Right-to-work terminations do have their limits, however. There are federal laws that strictly prohibit sexual harassment in the workplace. Sexual harassment could be described as any nonconsensual conduct of a sexual nature committed within a workplace or other professional setting. This conduct could include unwelcome sexual remarks to exploiting employees based on their willingness (or refusal) to perform sexual acts or favors. Employers and employees who commit these types of acts may be subject to penalties under federal law. When an employer terminates an employee in response to a charge of sexual harassment, this is legally referred to as retaliation. This may expose an offending employer to even harsher penalties, as this type of misconduct is also prohibited by federal law.
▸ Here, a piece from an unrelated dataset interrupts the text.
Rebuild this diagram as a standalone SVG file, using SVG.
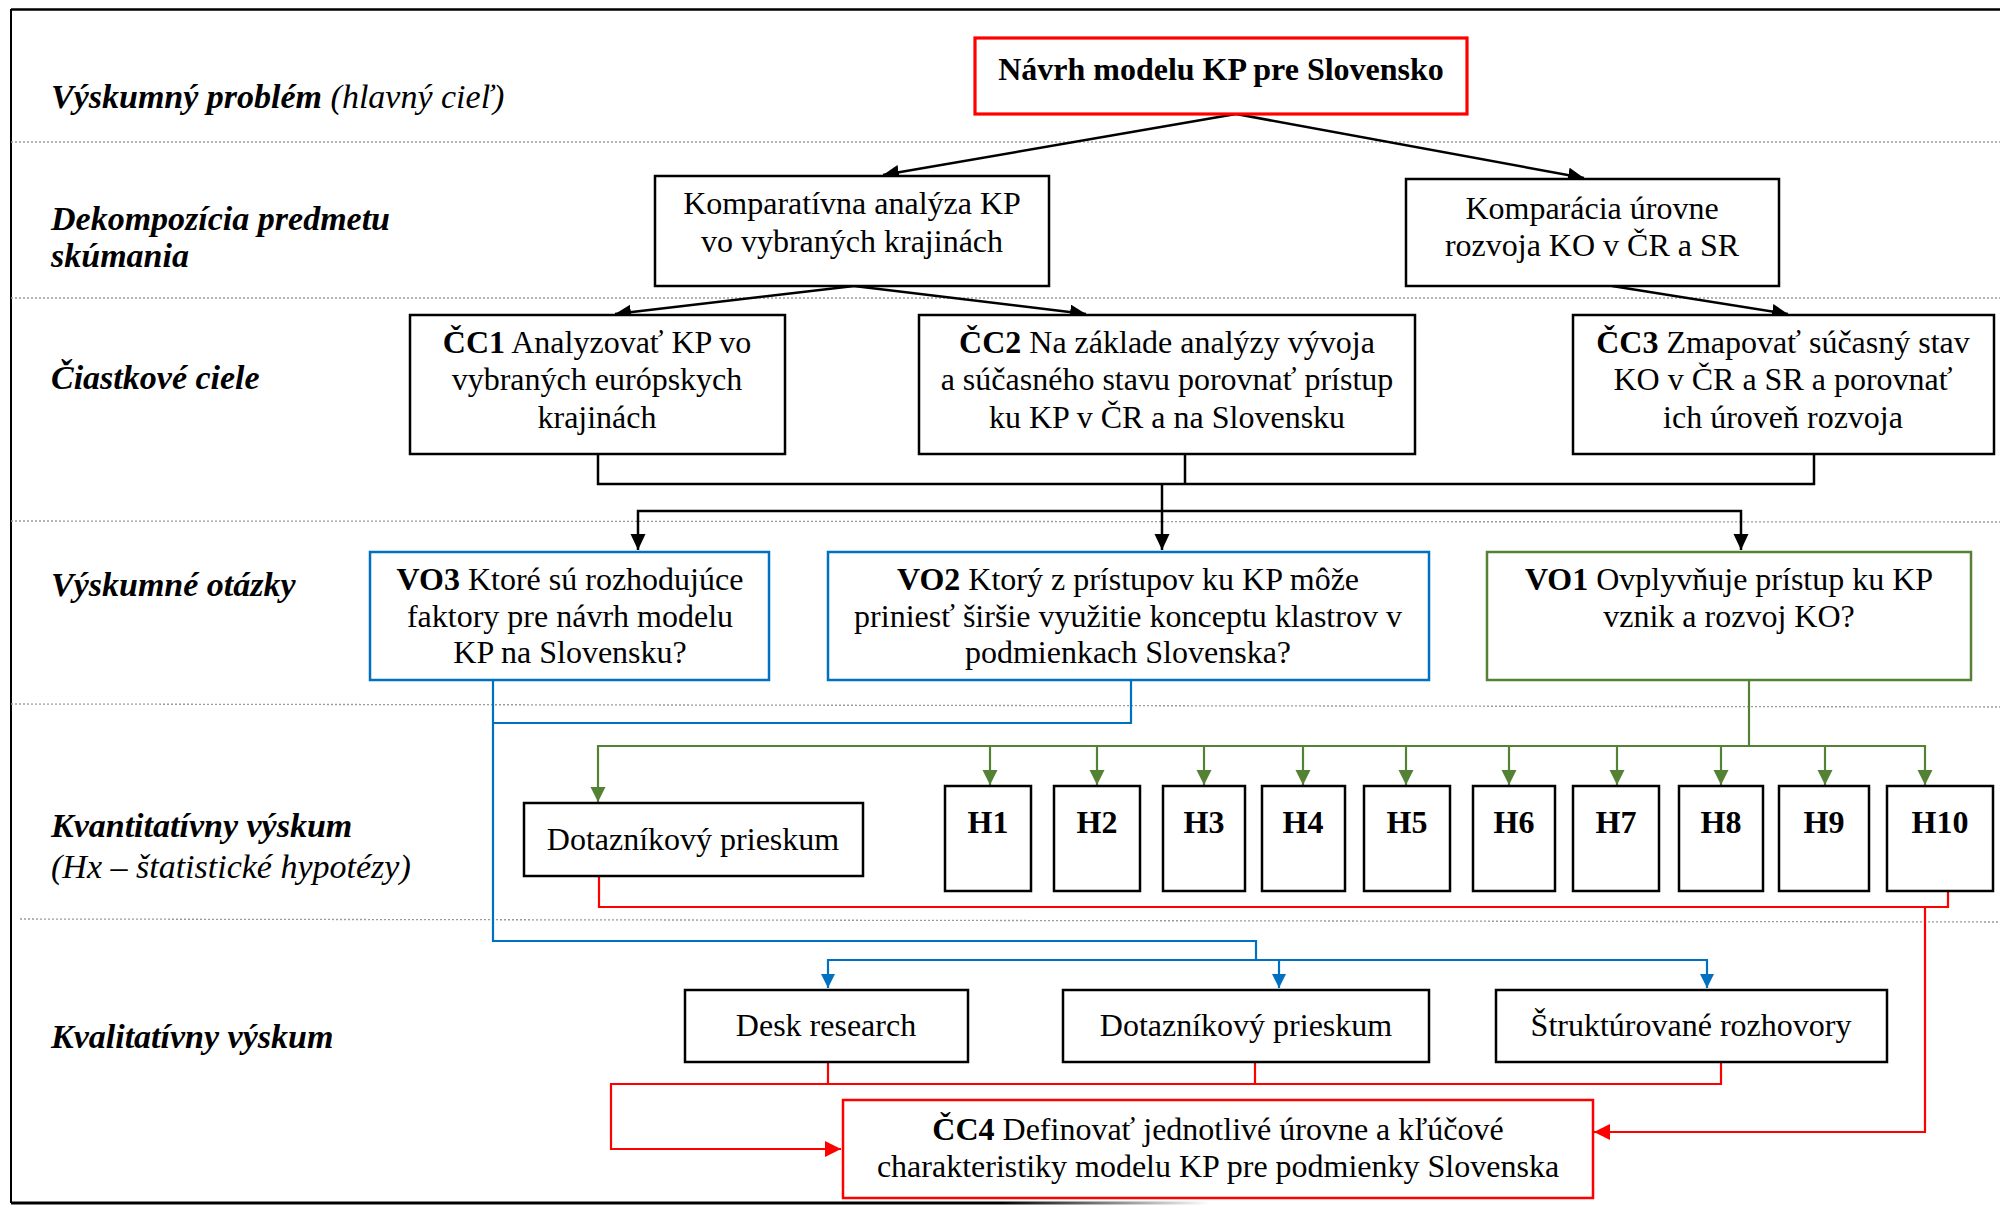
<svg xmlns="http://www.w3.org/2000/svg" width="2000" height="1207" viewBox="0 0 2000 1207">
<style>
text{font-family:"Liberation Serif","Times New Roman",serif;fill:#000}
.bt{font-size:32px;text-anchor:middle}
.lbl{font-size:34px;font-style:italic}
.b{font-weight:bold}
.box{fill:#fff;stroke:#000;stroke-width:2.5}
.rbox{fill:#fff;stroke:#FF0000;stroke-width:2.5}
.bbox{fill:#fff;stroke:#0070C0;stroke-width:2.5}
.gbox{fill:#fff;stroke:#548235;stroke-width:2.5}
.sep{stroke:#9a9a9a;stroke-width:1.3;stroke-dasharray:2 2;fill:none}
.k{stroke:#000;stroke-width:2.5;fill:none}
.bl{stroke:#0070C0;stroke-width:2.2;fill:none}
.gr{stroke:#548235;stroke-width:2.2;fill:none}
.rd{stroke:#FF0000;stroke-width:2.2;fill:none}
</style>
<defs>
<marker id="ak" markerUnits="userSpaceOnUse" markerWidth="18" markerHeight="16" refX="16" refY="7.5" orient="auto"><path d="M0,0 L16,7.5 L0,15 Z" fill="#000"/></marker>
<marker id="ab" markerUnits="userSpaceOnUse" markerWidth="16" markerHeight="16" refX="14" refY="7" orient="auto"><path d="M0,0 L14,7 L0,14 Z" fill="#0070C0"/></marker>
<marker id="ag" markerUnits="userSpaceOnUse" markerWidth="18" markerHeight="16" refX="15" refY="7.5" orient="auto"><path d="M0,0 L15,7.5 L0,15 Z" fill="#548235"/></marker>
<marker id="ar" markerUnits="userSpaceOnUse" markerWidth="18" markerHeight="18" refX="16" refY="8" orient="auto"><path d="M0,0 L16,8 L0,16 Z" fill="#FF0000"/></marker>
<linearGradient id="fade" gradientUnits="userSpaceOnUse" x1="1000" y1="0" x2="1210" y2="0"><stop offset="0" stop-color="#000"/><stop offset="1" stop-color="#000" stop-opacity="0"/></linearGradient>
</defs>
<rect width="2000" height="1207" fill="#fff"/>
<g id="frame">
<line x1="11" y1="9.5" x2="2000" y2="9.5" stroke="#000" stroke-width="2.5"/>
<line x1="11" y1="9" x2="11" y2="1203" stroke="#000" stroke-width="2"/>
<line x1="11" y1="1203" x2="1210" y2="1203" stroke="url(#fade)" stroke-width="3"/>
<line class="sep" x1="11" y1="142" x2="2000" y2="142"/>
<line class="sep" x1="11" y1="298" x2="2000" y2="298"/>
<line class="sep" x1="11" y1="521" x2="2000" y2="522"/>
<line class="sep" x1="11" y1="704" x2="2000" y2="707"/>
<line class="sep" x1="20" y1="919" x2="2000" y2="922"/>
</g>
<g id="labels">
<text class="lbl" x="51" y="108"><tspan class="b">Výskumný problém</tspan> (hlavný cieľ)</text>
<text class="lbl b" x="51" y="230">Dekompozícia predmetu</text>
<text class="lbl b" x="51" y="267">skúmania</text>
<text class="lbl b" x="51" y="389">Čiastkové ciele</text>
<text class="lbl b" x="51" y="596">Výskumné otázky</text>
<text class="lbl b" x="51" y="837">Kvantitatívny výskum</text>
<text class="lbl" x="51" y="878">(Hx – štatistické hypotézy)</text>
<text class="lbl b" x="51" y="1048">Kvalitatívny výskum</text>
</g>
<g id="connectors">
<line class="k" x1="1236" y1="114" x2="883" y2="175" marker-end="url(#ak)"/>
<line class="k" x1="1236" y1="114" x2="1584" y2="178" marker-end="url(#ak)"/>
<line class="k" x1="854" y1="286" x2="615" y2="314" marker-end="url(#ak)"/>
<line class="k" x1="854" y1="286" x2="1086" y2="314" marker-end="url(#ak)"/>
<line class="k" x1="1612" y1="286" x2="1788" y2="314" marker-end="url(#ak)"/>
<path class="k" d="M598,454 V484 H1814 V454 M1185,454 V484"/>
<path class="k" d="M1162,484 V550" marker-end="url(#ak)"/>
<path class="k" d="M1162,511 H638 V550" marker-end="url(#ak)"/>
<path class="k" d="M1162,511 H1741 V550" marker-end="url(#ak)"/>
<path class="bl" d="M1131,680 V723 H493"/>
<path class="bl" d="M493,680 V941 H1256 V960"/>
<path class="bl" d="M1256,960 H828 V988" marker-end="url(#ab)"/>
<path class="bl" d="M1279,960 V988" marker-end="url(#ab)"/>
<path class="bl" d="M1256,960 H1707 V988" marker-end="url(#ab)"/>
<path class="gr" d="M1749,680 V746"/>
<path class="gr" d="M1749,746 H598 V802" marker-end="url(#ag)"/>
<path class="gr" d="M1749,746 H1925 V785" marker-end="url(#ag)"/>
<path class="gr" d="M990,746 V785" marker-end="url(#ag)"/>
<path class="gr" d="M1097,746 V785" marker-end="url(#ag)"/>
<path class="gr" d="M1204,746 V785" marker-end="url(#ag)"/>
<path class="gr" d="M1303,746 V785" marker-end="url(#ag)"/>
<path class="gr" d="M1406,746 V785" marker-end="url(#ag)"/>
<path class="gr" d="M1509,746 V785" marker-end="url(#ag)"/>
<path class="gr" d="M1617,746 V785" marker-end="url(#ag)"/>
<path class="gr" d="M1721,746 V785" marker-end="url(#ag)"/>
<path class="gr" d="M1825,746 V785" marker-end="url(#ag)"/>
<path class="rd" d="M599,876 V907 H1948 V891"/>
<path class="rd" d="M1925,907 V1132 H1594" marker-end="url(#ar)"/>
<path class="rd" d="M828,1062 V1084 M1255,1062 V1084 M1721,1062 V1084 H611 V1149 H841" marker-end="url(#ar)"/>
</g>
<g id="n-title">
<rect x="975" y="38" width="492" height="76" fill="#fff" stroke="#FF0000" stroke-width="3.2"/>
<text class="bt b" x="1221" y="80">Návrh modelu KP pre Slovensko</text>
</g>
<g id="n-komparativna">
<rect class="box" x="655" y="176" width="394" height="110"/>
<text class="bt" x="852" y="214">Komparatívna analýza KP</text>
<text class="bt" x="852" y="252">vo vybraných krajinách</text>
</g>
<g id="n-komparacia">
<rect class="box" x="1406" y="179" width="373" height="107"/>
<text class="bt" x="1592" y="219">Komparácia úrovne</text>
<text class="bt" x="1592" y="256">rozvoja KO v ČR a SR</text>
</g>
<g id="n-cc1">
<rect class="box" x="410" y="315" width="375" height="139"/>
<text class="bt" x="597" y="353"><tspan class="b">ČC1</tspan> Analyzovať KP vo</text>
<text class="bt" x="597" y="390">vybraných európskych</text>
<text class="bt" x="597" y="428">krajinách</text>
</g>
<g id="n-cc2">
<rect class="box" x="919" y="315" width="496" height="139"/>
<text class="bt" x="1167" y="353"><tspan class="b">ČC2</tspan> Na základe analýzy vývoja</text>
<text class="bt" x="1167" y="390">a súčasného stavu porovnať prístup</text>
<text class="bt" x="1167" y="428">ku KP v ČR a na Slovensku</text>
</g>
<g id="n-cc3">
<rect class="box" x="1573" y="315" width="421" height="139"/>
<text class="bt" x="1783" y="353"><tspan class="b">ČC3</tspan> Zmapovať súčasný stav</text>
<text class="bt" x="1783" y="390">KO v ČR a SR a porovnať</text>
<text class="bt" x="1783" y="428">ich úroveň rozvoja</text>
</g>
<g id="n-vo3">
<rect class="bbox" x="370" y="552" width="399" height="128"/>
<text class="bt" x="570" y="590"><tspan class="b">VO3</tspan> Ktoré sú rozhodujúce</text>
<text class="bt" x="570" y="627">faktory pre návrh modelu</text>
<text class="bt" x="570" y="663">KP na Slovensku?</text>
</g>
<g id="n-vo2">
<rect class="bbox" x="828" y="552" width="601" height="128"/>
<text class="bt" x="1128" y="590"><tspan class="b">VO2</tspan> Ktorý z prístupov ku KP môže</text>
<text class="bt" x="1128" y="627">priniesť širšie využitie konceptu klastrov v</text>
<text class="bt" x="1128" y="663">podmienkach Slovenska?</text>
</g>
<g id="n-vo1">
<rect class="gbox" x="1487" y="552" width="484" height="128"/>
<text class="bt" x="1729" y="590"><tspan class="b">VO1</tspan> Ovplyvňuje prístup ku KP</text>
<text class="bt" x="1729" y="627">vznik a rozvoj KO?</text>
</g>
<g id="n-dotaz-kvant">
<rect class="box" x="524" y="803" width="339" height="73"/>
<text class="bt" x="693" y="850">Dotazníkový prieskum</text>
</g>
<g id="n-h1"><rect class="box" x="945" y="786" width="86" height="105"/><text class="bt b" x="988" y="833">H1</text></g>
<g id="n-h2"><rect class="box" x="1054" y="786" width="86" height="105"/><text class="bt b" x="1097" y="833">H2</text></g>
<g id="n-h3"><rect class="box" x="1163" y="786" width="82" height="105"/><text class="bt b" x="1204" y="833">H3</text></g>
<g id="n-h4"><rect class="box" x="1262" y="786" width="83" height="105"/><text class="bt b" x="1303" y="833">H4</text></g>
<g id="n-h5"><rect class="box" x="1364" y="786" width="86" height="105"/><text class="bt b" x="1407" y="833">H5</text></g>
<g id="n-h6"><rect class="box" x="1473" y="786" width="82" height="105"/><text class="bt b" x="1514" y="833">H6</text></g>
<g id="n-h7"><rect class="box" x="1573" y="786" width="86" height="105"/><text class="bt b" x="1616" y="833">H7</text></g>
<g id="n-h8"><rect class="box" x="1679" y="786" width="84" height="105"/><text class="bt b" x="1721" y="833">H8</text></g>
<g id="n-h9"><rect class="box" x="1779" y="786" width="90" height="105"/><text class="bt b" x="1824" y="833">H9</text></g>
<g id="n-h10"><rect class="box" x="1887" y="786" width="106" height="105"/><text class="bt b" x="1940" y="833">H10</text></g>
<g id="n-desk">
<rect class="box" x="685" y="990" width="283" height="72"/>
<text class="bt" x="826" y="1036">Desk research</text>
</g>
<g id="n-dotaz-kval">
<rect class="box" x="1063" y="990" width="366" height="72"/>
<text class="bt" x="1246" y="1036">Dotazníkový prieskum</text>
</g>
<g id="n-strukt">
<rect class="box" x="1496" y="990" width="391" height="72"/>
<text class="bt" x="1691" y="1036">Štruktúrované rozhovory</text>
</g>
<g id="n-cc4">
<rect class="rbox" x="843" y="1100" width="750" height="98"/>
<text class="bt" x="1218" y="1140"><tspan class="b">ČC4</tspan> Definovať jednotlivé úrovne a kľúčové</text>
<text class="bt" x="1218" y="1177">charakteristiky modelu KP pre podmienky Slovenska</text>
</g>
</svg>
There are several different state and federal government agencies tasked with enforcing these employment laws within their own specializations. At the national level, the United States Department of Labor (USDOL) is charged with the enforcement of all employment laws and regulations. Within the USDOL, there are several agencies which enforce specific laws. For example, the Occupational Safety and Health Administration (OSHA) is tasked with ensuring compliance with safety standards and health of employees. Also, the Equal Employment Opportunity Commission (EEOC) is assigned to prevent workplace discrimination nationwide.
Despite efforts to ensure workplace safety, injuries still often occur on job sites across the country. Lawsuits in response to these injuries became so numerous at one point that a “faultless” system was put in place at the state level by which employers could pay injured workers for losses without being held responsible in civil court. This system is nationally known as workers’ compensation. In these cases, the traditional civil trial court is replaced by an administrative hearing officer to ensure fairness in the compensation process. An employee who has been permanently injured may be required to be paid on an ongoing basis. This is simply known as disability compensation.
Employees have a variety of ways to prepare themselves financially for their later years when they are no longer able to work. This post-employment period is known as retirement. Employers often assist employees with retirement via investment-based savings accounts to which both the employee and employer contribute money. These accounts are called 401(k) plans. Employees generally do not withdraw earnings from these accounts before retirement as early withdrawals are often accompanied by penalties. Employers also often offer other types of retirement incentives known as pensions. Pensions differ from 401(k) plans in the sense that they tend to offer more defined payment plans. Workers who reach the age of sixty-six (66) may collect public benefits via the government benefit system known as social security. Active workers contribute to this system to support those who have retired from regular employment.